I have seen the future of data presentation and it is Gapminder. Visit Gapminder and click on

  • the Play button (bottom left)
  • the geographic regions (top right)
  • country names (right)
  • the magnifying glass (bottom right of chart)
  • the Map tab (top left)

Also use the three sliders at the bottom (under Income per capita in international dollars and above and below Population). Notice also that merely hovering your mouse over different parts of the graphs highlights various information aspects. Finally, you can change both the x and y axes by clicking on the dropdown box triangles for Income per capita in international dollars (right of label) and Life expectancy, years (top of label).

I had seen the video of Gapminder founder Hans Rosling at TED Talks, but it’s fun to get to play with the software a little bit. How great would it be to have this tool for K-12 data-driven decision-making?


8 Responses to “Gapminder”

  1. Whoa! What an amazing tool! I would love to have something as interactive as that to share with faculty…

  2. Very cool, Scott! Nice post. I am going to forward this to our Research and Evaluation Director. He will love it. We are creating the future of data mining and D3M.

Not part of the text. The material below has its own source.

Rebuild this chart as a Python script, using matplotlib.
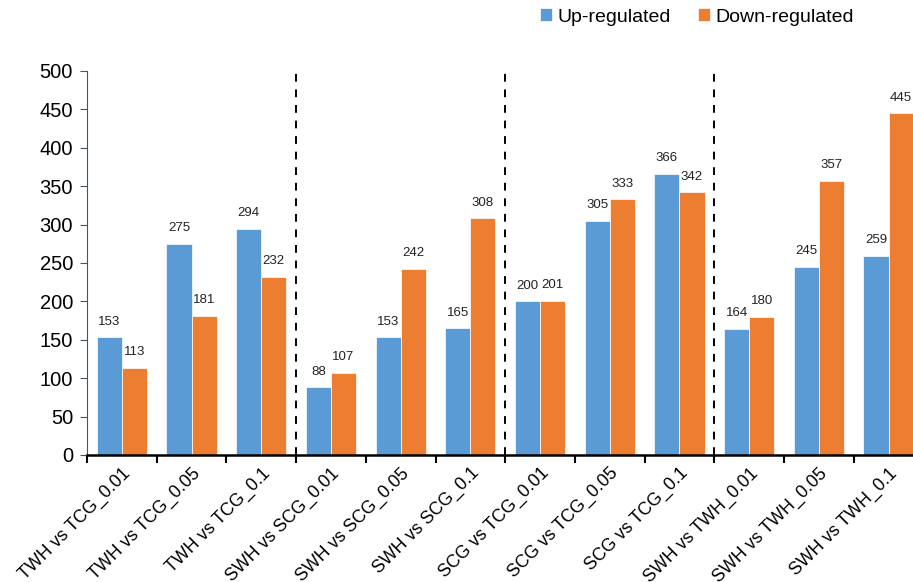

  3. Scott, great tool. I will be showing my students this as we take a look at Europe, Canada and the Pacific countries. Thanks for sharing1

  4. WOW is right! This is quite an interactive tool (with a ton of data sitting behind it). I’ve already forwarded it to our social studies teachers. And you’re right, what if we had a similar, dynamic way to view student data?!

  5. Had seen this when Rosling showed it on TED Talks…interesting that Google bought into the idea since then.

    TED Talks is a great source for new and exciting ideas …thanks Scott for pointing us to it.

  6. Wow! The more I play with this, the more different ways I see for organizing the data. What an incredible way for teaching our kids how to visualize data. I see the visualization of data a more and more important skill as we enter these changing times. Even still, when I hear a comment like, “If you are one in a million in China, there are 1,300 people just like you,” or “It’s estimated that 1.5 exabytes (that’s 1.5 x 1018) of unique new information will be generated worldwide this year,” I have a hard time visualizing those statistics.

    I imagine that what I see in my head when I hear these numbers is different than what you see when you hear them. Wouldn’t it be cool if the next generation just visualized these figures naturally in their brains. I think it’s coming. Tools like this will help tremendously. We’ve come a long way from the day that I “ooed” over a pie chart created with some numbers I put into Excel.

  7. Last night on Women of Web 2.0 had a speaker focusing on visualizing information and data, and had this link to ManyEyes (, an IBM project on data visualization. I think it would be fun to upload NAEP data or the recently published data techonology in schools?

    The only current data in there is from someone I would call a “closet eugenecist” extrapolating future IQ levels from current NAEP Math scores.

  8. Shout out to Scott on Cyber Compliment Day for inspiring and teaching so many through his blog.